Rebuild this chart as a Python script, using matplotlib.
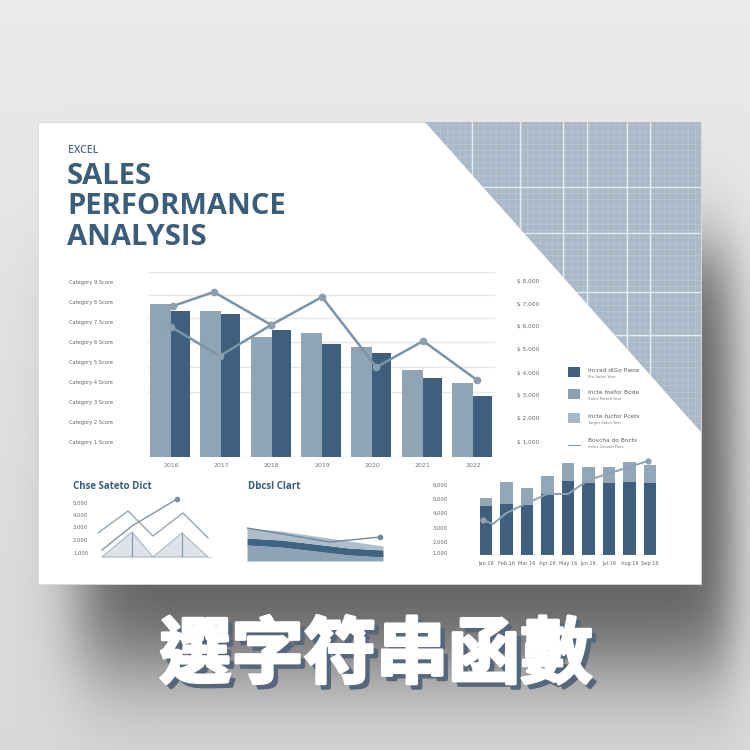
import numpy as np
import matplotlib
matplotlib.use("Agg")
import matplotlib.pyplot as plt
import matplotlib.patheffects as pe
from matplotlib.patches import Rectangle, Polygon

# ---------------- data ----------------
years = ["2016", "2017", "2018", "2019", "2020", "2021", "2022"]
light_vals = [82.7, 79.1, 64.9, 67.0, 59.5, 47.0, 40.0]
dark_vals = [78.9, 77.3, 68.6, 61.1, 56.2, 42.7, 33.0]
line1_x = [0.04, 0.85, 1.99, 3.0, 4.08, 5.01, 6.08]
line1_y = [81.6, 89.2, 71.4, 86.5, 48.6, 62.7, 41.6]
line2_x = [0.0, 0.97, 1.99]
line2_y = [70.3, 54.6, 71.4]
left_labels = ["Category 9 Score", "Category 8 Score", "Category 7 Score", "Category 6 Score",
               "Category 5 Score", "Category 4 Score", "Category 3 Score", "Category 2 Score",
               "Category 1 Score"]
left_label_vals = [94.5, 83.7, 72.9, 62.1, 51.3, 40.5, 29.7, 18.9, 8.1]
right_labels = ["$ 8,000", "$ 7,000", "$ 6,000", "$ 5,000", "$ 4,000", "$ 3,000", "$ 2,000", "$ 1,000"]
right_label_vals = [95.1, 82.7, 70.8, 58.4, 45.4, 33.5, 21.1, 8.1]
grid_vals = [35, 48.5, 62, 75, 87.5, 100]

# small chart A (line / mountain)
mount_x = [[0.58, 3.08, 4.83], [4.83, 7.25, 9.42]]
mount_y = [[0.46, 4.31, 0.46], [0.46, 4.15, 0.46]]
a_line1_x = [0.25, 2.75, 4.83, 7.33, 9.42]
a_line1_y = [4.15, 7.54, 3.69, 7.23, 3.38]
a_line2_x = [0.58, 3.08, 6.83]
a_line2_y = [1.54, 5.23, 9.38]
a_ylabels = ["5,000", "4,000", "3,000", "2,000", "1,000"]
a_yvals = [8.77, 6.92, 5.08, 3.08, 1.08]

# small chart B (area)
b_x = [0, 2.5, 5, 7.5, 10]
b_bottom = [0.24, 0.24, 0.24, 0.24, 0.24]
b_dark_bot = [4.05, 3.57, 2.62, 1.67, 1.19]
b_dark_top = [5.71, 5.24, 4.29, 3.33, 2.86]
b_fill_top = [8.10, 7.38, 6.19, 5.00, 3.81]
b_line_x = [0, 6.1, 9.8]
b_line_y = [8.10, 4.76, 5.95]

# small chart C (stacked bars)
c_labels = ["Jan 16", "Feb 16", "Mar 16", "Apr 16", "May 16", "Jun 16", "Jul 16", "Aug 16", "Sep 16"]
c_dark = [49, 51, 50, 61, 74, 72, 72, 73, 72]
c_total = [57, 73, 67, 79, 92, 88, 88, 93, 90]
c_line_x = [-0.15, 0.34, 1.0, 2.0, 3.0, 4.0, 5.0, 7.9]
c_line_y = [35, 31, 42, 52, 61, 61, 75, 94]
c_ylabels = ["6,000", "5,000", "4,000", "3,000", "2,000", "1,000"]
c_yvals = [70, 56, 42, 27, 13, 2]

legend_labels = ["Incrad diGo Pwne", "Incte foefor Bode", "Incte fucfor Pcets", "Bovcha do Bncts"]
legend_sub = ["Pro Sales Year", "Sales Period Year", "Target Sales Year", "Sales Growth Rate"]

DARK = "#3e5f7d"
LIGHT = "#8fa4b4"
MID = "#8aa0b2"
PALE = "#a6b7c6"
TXT = "#3b5d7c"

W = H = 750
fig = plt.figure(figsize=(7.5, 7.5), dpi=100)

# ---------------- background ----------------
bg = fig.add_axes([0, 0, 1, 1])
bg.set_xlim(0, W)
bg.set_ylim(H, 0)
bg.axis("off")
yy, xx = np.mgrid[0:H, 0:W].astype(float)
base = 0.92 - 0.07 * yy / H
def step(v, a, w):
    return 0.5 * (1 + np.tanh((v - a) / w))
sh = step(xx, 80, 35) * (1 - step(xx, 730, 25)) * step(yy, 250, 50) * (1 - step(yy, 665, 60))
val = base - 0.5 * sh
img = np.dstack([val, val, val])
bg.imshow(img, extent=[0, W, H, 0], aspect="auto", zorder=0)

# card
bg.add_patch(Rectangle((38, 122), 663, 462, facecolor="white", edgecolor="#d8d8d8", lw=0.6, zorder=1))
# grid triangle
tri = Polygon([(425, 122), (701, 122), (701, 432)], closed=True, facecolor="#a9b9c8", edgecolor="none", zorder=2)
bg.add_patch(tri)
for gx in np.arange(428, 701, 6.2):
    l = bg.plot([gx, gx], [122, 432], color="#b9c6d2", lw=0.5, zorder=3)[0]
    l.set_clip_path(tri)
for gy in np.arange(125, 432, 6.2):
    l = bg.plot([425, 701], [gy, gy], color="#b9c6d2", lw=0.5, zorder=3)[0]
    l.set_clip_path(tri)
for gx in [472, 520, 563, 587, 627, 650]:
    l = bg.plot([gx, gx], [122, 432], color="#e6ecf1", lw=1.0, zorder=4)[0]
    l.set_clip_path(tri)
for gy in [187, 233, 292, 335]:
    l = bg.plot([425, 701], [gy, gy], color="#e6ecf1", lw=1.0, zorder=4)[0]
    l.set_clip_path(tri)

# titles
tf = ["Open Sans", "DejaVu Sans"]
bg.text(68, 153, "EXCEL", fontsize=7.5, color="#4f6b85", family=tf, weight="semibold", va="baseline", zorder=5)
bg.text(67, 184, "SALES", fontsize=21, color=TXT, family=tf, weight="bold", va="baseline", zorder=5)
bg.text(67, 214.5, "PERFORMANCE", fontsize=21, color=TXT, family=tf, weight="bold", va="baseline", zorder=5)
bg.text(67, 245, "ANALYSIS", fontsize=21, color=TXT, family=tf, weight="bold", va="baseline", zorder=5)

bg.text(73, 489, "Chse Sateto Dict", fontsize=7, color=TXT, family=tf, weight="bold", va="baseline", zorder=5)
bg.text(248, 489, "Dbcsl Clart", fontsize=7, color=TXT, family=tf, weight="bold", va="baseline", zorder=5)

# legend
leg_y = [372, 394, 418]
leg_c = [DARK, MID, PALE]
for i in range(3):
    bg.add_patch(Rectangle((568, leg_y[i] - 5), 12, 10, facecolor=leg_c[i], edgecolor="none", zorder=5))
bg.plot([568, 580], [445, 445], color=MID, lw=0.8, zorder=5)
for i, yv in enumerate(leg_y + [442]):
    bg.text(588, yv - 1, legend_labels[i], fontsize=4.2, color="#555f6a", va="center", zorder=5)
    bg.text(588, yv + 5, legend_sub[i], fontsize=2.8, color="#777f88", va="center", zorder=5)

# big CJK title with shadow (path effects)
cjk = ["Noto Sans CJK TC", "Noto Sans CJK SC", "DejaVu Sans"]
title = "選字符串函數"
shadow_col = "#56677c"
effects = [pe.SimplePatchShadow(offset=(o[0], o[1]), shadow_rgbFace=shadow_col, alpha=1.0)
           for o in [(2.5, -2.5), (3.5, -3.5), (4.2, -3.0), (3.0, -4.2), (4.0, -4.0)]]
effects += [pe.Stroke(linewidth=2.2, foreground="white"), pe.Normal()]
bg.text(376, 656, title, fontsize=52, color="white", family=cjk, weight="black",
        ha="center", va="center", zorder=6, path_effects=effects)


def px_axes(x0, y0, x1, y1):
    a = fig.add_axes([x0 / W, 1 - y1 / H, (x1 - x0) / W, (y1 - y0) / H])
    a.patch.set_alpha(0)
    for s in a.spines.values():
        s.set_visible(False)
    return a

# ---------------- main chart ----------------
ax = px_axes(148, 272, 495, 457)
ax.set_xlim(-0.457, 6.437)
ax.set_ylim(0, 100)
for g in grid_vals:
    ax.axhline(g, color="#e4e7eb", lw=1.0, zorder=0)
ax.axhline(0, color="#e0e3e6", lw=1.0, zorder=0)
xs = np.arange(len(years))
ax.bar(xs, light_vals, width=-0.42, align="edge", color=LIGHT, zorder=2)
ax.bar(xs, dark_vals, width=0.38, align="edge", color=DARK, zorder=2)
ax.plot(line1_x, line1_y, color="#7b93a6", lw=1.8, marker="o", ms=4.5, mfc="#8aa0b1", mec="#8aa0b1", zorder=3)
ax.plot(line2_x, line2_y, color="#7b93a6", lw=1.8, marker="o", ms=4.5, mfc="#8aa0b1", mec="#8aa0b1", zorder=3)
ax.set_xticks(xs)
ax.set_xticklabels(years, fontsize=4.5, color="#777")
ax.set_yticks(left_label_vals)
ax.set_yticklabels(left_labels, fontsize=3.7, color="#666")
ax.tick_params(axis="both", length=0)
ax.tick_params(axis="y", pad=25)
ax.tick_params(axis="x", pad=4)
axr = ax.twinx()
axr.set_ylim(0, 100)
axr.set_yticks(right_label_vals)
axr.set_yticklabels(right_labels, fontsize=4.2, color="#666")
axr.tick_params(axis="y", length=0, pad=16)
for s in axr.spines.values():
    s.set_visible(False)

# ---------------- chart A ----------------
aa = px_axes(95, 495, 215, 560)
aa.set_xlim(0, 10)
aa.set_ylim(0, 10)
for mx, my in zip(mount_x, mount_y):
    aa.fill(mx, my, color="#dde3e9", edgecolor="#a9b6c2", lw=0.8, zorder=1)
    aa.plot([mx[1], mx[1]], [my[1], my[0]], color="#8d9cab", lw=0.9, zorder=2)
aa.axhline(0.46, xmin=0.05, xmax=0.97, color="#cfd6dc", lw=0.8)
aa.plot(a_line1_x, a_line1_y, color="#97a5b2", lw=1.0, zorder=3)
aa.plot(a_line2_x, a_line2_y, color="#8393a3", lw=1.0, zorder=3)
aa.plot(a_line2_x[-1], a_line2_y[-1], "o", color="#7d8fa0", ms=3, zorder=4)
aa.set_xticks([])
aa.set_yticks(a_yvals)
aa.set_yticklabels(a_ylabels, fontsize=3.8, color="#666")
aa.tick_params(axis="y", length=0, pad=5)

# ---------------- chart B ----------------
ab = px_axes(247, 520, 383, 562)
ab.set_xlim(0, 10)
ab.set_ylim(0, 10)
ab.fill_between(b_x, b_bottom, b_dark_bot, color="#8ea4b6", lw=0)
ab.fill_between(b_x, b_dark_bot, b_dark_top, color="#3f6482", lw=0)
ab.fill_between(b_x, b_dark_top, b_fill_top, color="#aebdca", lw=0)
ab.plot(b_line_x, b_line_y, color="#6f879b", lw=1.0)
ab.plot(b_line_x[-1], b_line_y[-1], "o", color="#6f879b", ms=3)
ab.set_xticks([])
ab.set_yticks([])

# ---------------- chart C ----------------
ac = px_axes(478, 455, 660, 555)
ac.set_xlim(-0.39, 8.49)
ac.set_ylim(0, 100)
cx = np.arange(len(c_labels))
ac.bar(cx, c_dark, width=0.6, color=DARK, zorder=2)
ac.bar(cx, np.array(c_total) - np.array(c_dark), bottom=c_dark, width=0.6, color="#92a7b8", zorder=2)
ac.axhline(0, color="#dde2e6", lw=0.8)
ac.plot(c_line_x, c_line_y, color="#8ea2b3", lw=1.4, zorder=3)
ac.plot([c_line_x[0], c_line_x[-1]], [c_line_y[0], c_line_y[-1]], "o", color="#8ea2b3", ms=3.5, zorder=4)
ac.set_xticks(cx)
ac.set_xticklabels(c_labels, fontsize=3.6, color="#666")
ac.set_yticks(c_yvals)
ac.set_yticklabels(c_ylabels, fontsize=3.8, color="#666")
ac.tick_params(axis="both", length=0)
ac.tick_params(axis="y", pad=22)
ac.tick_params(axis="x", pad=4)

fig.savefig("out.png", dpi=100)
+ + + +
Set task - What is the number of lines in this material that hold the string "matplotlib"? Answer with that number only.

Solved problem - 6